### Material provided
================================
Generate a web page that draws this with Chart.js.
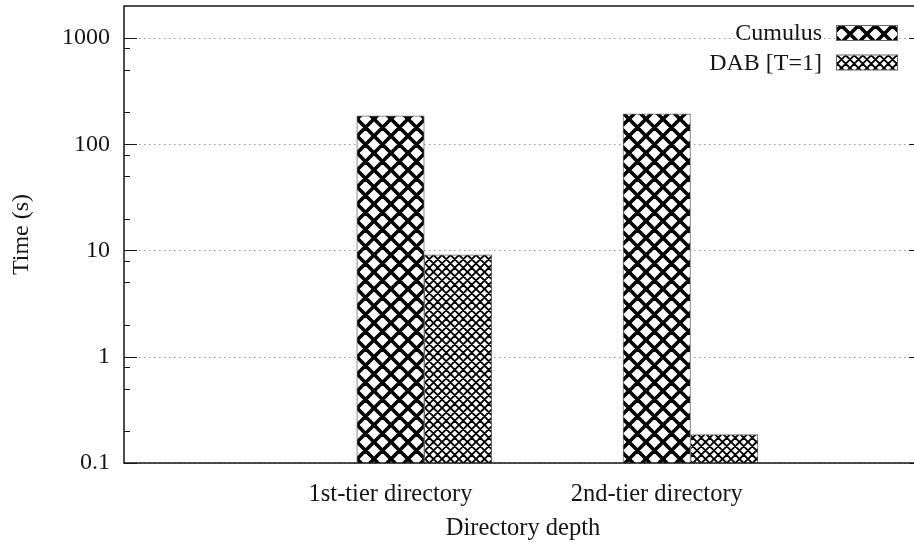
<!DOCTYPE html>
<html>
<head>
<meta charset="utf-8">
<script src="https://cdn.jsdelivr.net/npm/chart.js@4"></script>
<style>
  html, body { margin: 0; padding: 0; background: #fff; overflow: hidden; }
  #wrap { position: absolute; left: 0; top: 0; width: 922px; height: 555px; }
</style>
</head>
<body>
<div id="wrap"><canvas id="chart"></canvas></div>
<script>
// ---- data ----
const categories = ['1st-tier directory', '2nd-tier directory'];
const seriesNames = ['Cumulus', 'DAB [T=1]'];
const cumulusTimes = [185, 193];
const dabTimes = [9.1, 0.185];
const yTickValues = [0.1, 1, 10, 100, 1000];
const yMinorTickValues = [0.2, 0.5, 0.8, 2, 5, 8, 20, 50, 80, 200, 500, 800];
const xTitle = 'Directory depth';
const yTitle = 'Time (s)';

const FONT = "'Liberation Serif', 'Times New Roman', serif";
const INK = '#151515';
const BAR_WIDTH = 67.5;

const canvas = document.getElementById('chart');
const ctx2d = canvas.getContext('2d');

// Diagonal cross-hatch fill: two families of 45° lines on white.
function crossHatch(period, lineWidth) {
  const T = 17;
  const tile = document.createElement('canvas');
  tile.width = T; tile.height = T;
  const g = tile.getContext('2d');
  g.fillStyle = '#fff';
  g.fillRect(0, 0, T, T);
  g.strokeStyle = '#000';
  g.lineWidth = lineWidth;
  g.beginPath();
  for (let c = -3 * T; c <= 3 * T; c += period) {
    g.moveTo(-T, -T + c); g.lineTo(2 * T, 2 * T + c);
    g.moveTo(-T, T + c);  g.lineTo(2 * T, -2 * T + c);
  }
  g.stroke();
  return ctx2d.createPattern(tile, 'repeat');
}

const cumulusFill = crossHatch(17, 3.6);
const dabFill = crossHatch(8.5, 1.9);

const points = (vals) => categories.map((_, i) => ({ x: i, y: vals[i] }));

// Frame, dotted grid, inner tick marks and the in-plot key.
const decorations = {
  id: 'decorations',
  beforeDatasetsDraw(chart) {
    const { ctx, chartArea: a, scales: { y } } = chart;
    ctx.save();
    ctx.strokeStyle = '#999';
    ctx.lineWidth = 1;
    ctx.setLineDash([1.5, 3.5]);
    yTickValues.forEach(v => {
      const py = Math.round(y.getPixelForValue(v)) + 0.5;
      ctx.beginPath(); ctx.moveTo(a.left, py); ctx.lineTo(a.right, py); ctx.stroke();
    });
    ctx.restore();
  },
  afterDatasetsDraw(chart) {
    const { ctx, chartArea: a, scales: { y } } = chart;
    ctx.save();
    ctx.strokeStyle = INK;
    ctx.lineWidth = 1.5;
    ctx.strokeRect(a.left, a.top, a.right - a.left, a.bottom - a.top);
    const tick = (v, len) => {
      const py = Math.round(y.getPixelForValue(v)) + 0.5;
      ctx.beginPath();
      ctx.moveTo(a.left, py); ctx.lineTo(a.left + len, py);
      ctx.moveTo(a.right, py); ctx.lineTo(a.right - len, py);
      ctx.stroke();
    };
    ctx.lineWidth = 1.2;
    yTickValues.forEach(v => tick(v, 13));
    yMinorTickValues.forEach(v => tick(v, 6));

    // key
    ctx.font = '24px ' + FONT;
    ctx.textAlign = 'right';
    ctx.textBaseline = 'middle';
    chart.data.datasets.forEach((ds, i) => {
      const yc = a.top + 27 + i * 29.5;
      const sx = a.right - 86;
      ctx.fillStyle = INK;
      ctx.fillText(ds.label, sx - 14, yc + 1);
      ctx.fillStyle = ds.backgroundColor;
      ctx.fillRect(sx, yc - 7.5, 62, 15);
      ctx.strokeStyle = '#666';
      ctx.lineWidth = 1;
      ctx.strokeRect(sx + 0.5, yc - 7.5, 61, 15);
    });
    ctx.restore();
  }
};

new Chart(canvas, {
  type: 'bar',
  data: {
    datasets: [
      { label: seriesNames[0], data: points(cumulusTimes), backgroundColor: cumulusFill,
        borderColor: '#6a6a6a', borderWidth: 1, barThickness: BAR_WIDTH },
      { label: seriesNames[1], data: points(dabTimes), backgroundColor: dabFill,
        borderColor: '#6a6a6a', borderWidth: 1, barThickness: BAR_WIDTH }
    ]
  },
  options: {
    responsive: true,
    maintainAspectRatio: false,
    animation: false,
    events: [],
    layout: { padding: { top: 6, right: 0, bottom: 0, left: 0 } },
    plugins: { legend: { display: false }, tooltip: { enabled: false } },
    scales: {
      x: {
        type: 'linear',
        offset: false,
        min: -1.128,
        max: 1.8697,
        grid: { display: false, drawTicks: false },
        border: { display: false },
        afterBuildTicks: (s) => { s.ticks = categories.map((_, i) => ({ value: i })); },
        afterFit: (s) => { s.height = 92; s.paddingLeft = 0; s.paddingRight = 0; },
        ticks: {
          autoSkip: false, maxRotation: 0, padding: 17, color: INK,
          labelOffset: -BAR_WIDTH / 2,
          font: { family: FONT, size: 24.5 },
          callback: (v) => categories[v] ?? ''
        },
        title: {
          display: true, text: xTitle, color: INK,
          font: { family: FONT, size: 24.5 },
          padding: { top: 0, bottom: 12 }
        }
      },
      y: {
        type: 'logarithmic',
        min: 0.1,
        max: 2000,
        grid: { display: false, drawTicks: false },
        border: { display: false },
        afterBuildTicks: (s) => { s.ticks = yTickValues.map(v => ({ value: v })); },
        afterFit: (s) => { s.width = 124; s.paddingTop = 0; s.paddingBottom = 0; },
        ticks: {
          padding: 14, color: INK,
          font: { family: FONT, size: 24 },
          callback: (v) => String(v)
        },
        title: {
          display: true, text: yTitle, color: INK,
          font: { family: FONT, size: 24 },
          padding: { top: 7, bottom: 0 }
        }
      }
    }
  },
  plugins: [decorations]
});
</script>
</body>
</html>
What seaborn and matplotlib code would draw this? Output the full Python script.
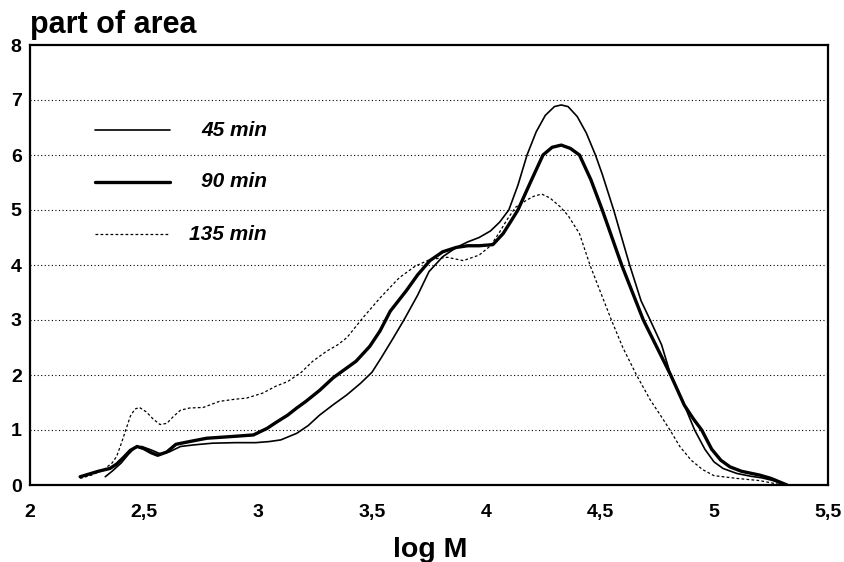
================================
### To be done
Quote the preceding records in their entirety, excluding every picture.

### Task response
Generate a web page that draws this with Chart.js.
<!DOCTYPE html>
<html>
<head>
<meta charset="utf-8">
<script src="https://cdn.jsdelivr.net/npm/chart.js@4"></script>
<style>
  html, body { margin: 0; padding: 0; background: #fff; overflow: hidden; }
  #wrap { position: absolute; left: 0; top: 0; width: 922px; height: 555px; }
</style>
</head>
<body>
<div id="wrap"><canvas id="chart"></canvas></div>
<script>
// ---- data ----
const categories = ['1st-tier directory', '2nd-tier directory'];
const seriesNames = ['Cumulus', 'DAB [T=1]'];
const cumulusTimes = [185, 193];
const dabTimes = [9.1, 0.185];
const yTickValues = [0.1, 1, 10, 100, 1000];
const yMinorTickValues = [0.2, 0.5, 0.8, 2, 5, 8, 20, 50, 80, 200, 500, 800];
const xTitle = 'Directory depth';
const yTitle = 'Time (s)';

const FONT = "'Liberation Serif', 'Times New Roman', serif";
const INK = '#151515';
const BAR_WIDTH = 67.5;

const canvas = document.getElementById('chart');
const ctx2d = canvas.getContext('2d');

// Diagonal cross-hatch fill: two families of 45° lines on white.
function crossHatch(period, lineWidth) {
  const T = 17;
  const tile = document.createElement('canvas');
  tile.width = T; tile.height = T;
  const g = tile.getContext('2d');
  g.fillStyle = '#fff';
  g.fillRect(0, 0, T, T);
  g.strokeStyle = '#000';
  g.lineWidth = lineWidth;
  g.beginPath();
  for (let c = -3 * T; c <= 3 * T; c += period) {
    g.moveTo(-T, -T + c); g.lineTo(2 * T, 2 * T + c);
    g.moveTo(-T, T + c);  g.lineTo(2 * T, -2 * T + c);
  }
  g.stroke();
  return ctx2d.createPattern(tile, 'repeat');
}

const cumulusFill = crossHatch(17, 3.6);
const dabFill = crossHatch(8.5, 1.9);

const points = (vals) => categories.map((_, i) => ({ x: i, y: vals[i] }));

// Frame, dotted grid, inner tick marks and the in-plot key.
const decorations = {
  id: 'decorations',
  beforeDatasetsDraw(chart) {
    const { ctx, chartArea: a, scales: { y } } = chart;
    ctx.save();
    ctx.strokeStyle = '#999';
    ctx.lineWidth = 1;
    ctx.setLineDash([1.5, 3.5]);
    yTickValues.forEach(v => {
      const py = Math.round(y.getPixelForValue(v)) + 0.5;
      ctx.beginPath(); ctx.moveTo(a.left, py); ctx.lineTo(a.right, py); ctx.stroke();
    });
    ctx.restore();
  },
  afterDatasetsDraw(chart) {
    const { ctx, chartArea: a, scales: { y } } = chart;
    ctx.save();
    ctx.strokeStyle = INK;
    ctx.lineWidth = 1.5;
    ctx.strokeRect(a.left, a.top, a.right - a.left, a.bottom - a.top);
    const tick = (v, len) => {
      const py = Math.round(y.getPixelForValue(v)) + 0.5;
      ctx.beginPath();
      ctx.moveTo(a.left, py); ctx.lineTo(a.left + len, py);
      ctx.moveTo(a.right, py); ctx.lineTo(a.right - len, py);
      ctx.stroke();
    };
    ctx.lineWidth = 1.2;
    yTickValues.forEach(v => tick(v, 13));
    yMinorTickValues.forEach(v => tick(v, 6));

    // key
    ctx.font = '24px ' + FONT;
    ctx.textAlign = 'right';
    ctx.textBaseline = 'middle';
    chart.data.datasets.forEach((ds, i) => {
      const yc = a.top + 27 + i * 29.5;
      const sx = a.right - 86;
      ctx.fillStyle = INK;
      ctx.fillText(ds.label, sx - 14, yc + 1);
      ctx.fillStyle = ds.backgroundColor;
      ctx.fillRect(sx, yc - 7.5, 62, 15);
      ctx.strokeStyle = '#666';
      ctx.lineWidth = 1;
      ctx.strokeRect(sx + 0.5, yc - 7.5, 61, 15);
    });
    ctx.restore();
  }
};

new Chart(canvas, {
  type: 'bar',
  data: {
    datasets: [
      { label: seriesNames[0], data: points(cumulusTimes), backgroundColor: cumulusFill,
        borderColor: '#6a6a6a', borderWidth: 1, barThickness: BAR_WIDTH },
      { label: seriesNames[1], data: points(dabTimes), backgroundColor: dabFill,
        borderColor: '#6a6a6a', borderWidth: 1, barThickness: BAR_WIDTH }
    ]
  },
  options: {
    responsive: true,
    maintainAspectRatio: false,
    animation: false,
    events: [],
    layout: { padding: { top: 6, right: 0, bottom: 0, left: 0 } },
    plugins: { legend: { display: false }, tooltip: { enabled: false } },
    scales: {
      x: {
        type: 'linear',
        offset: false,
        min: -1.128,
        max: 1.8697,
        grid: { display: false, drawTicks: false },
        border: { display: false },
        afterBuildTicks: (s) => { s.ticks = categories.map((_, i) => ({ value: i })); },
        afterFit: (s) => { s.height = 92; s.paddingLeft = 0; s.paddingRight = 0; },
        ticks: {
          autoSkip: false, maxRotation: 0, padding: 17, color: INK,
          labelOffset: -BAR_WIDTH / 2,
          font: { family: FONT, size: 24.5 },
          callback: (v) => categories[v] ?? ''
        },
        title: {
          display: true, text: xTitle, color: INK,
          font: { family: FONT, size: 24.5 },
          padding: { top: 0, bottom: 12 }
        }
      },
      y: {
        type: 'logarithmic',
        min: 0.1,
        max: 2000,
        grid: { display: false, drawTicks: false },
        border: { display: false },
        afterBuildTicks: (s) => { s.ticks = yTickValues.map(v => ({ value: v })); },
        afterFit: (s) => { s.width = 124; s.paddingTop = 0; s.paddingBottom = 0; },
        ticks: {
          padding: 14, color: INK,
          font: { family: FONT, size: 24 },
          callback: (v) => String(v)
        },
        title: {
          display: true, text: yTitle, color: INK,
          font: { family: FONT, size: 24 },
          padding: { top: 7, bottom: 0 }
        }
      }
    }
  },
  plugins: [decorations]
});
</script>
</body>
</html>
What seaborn and matplotlib code would draw this? Output the full Python script.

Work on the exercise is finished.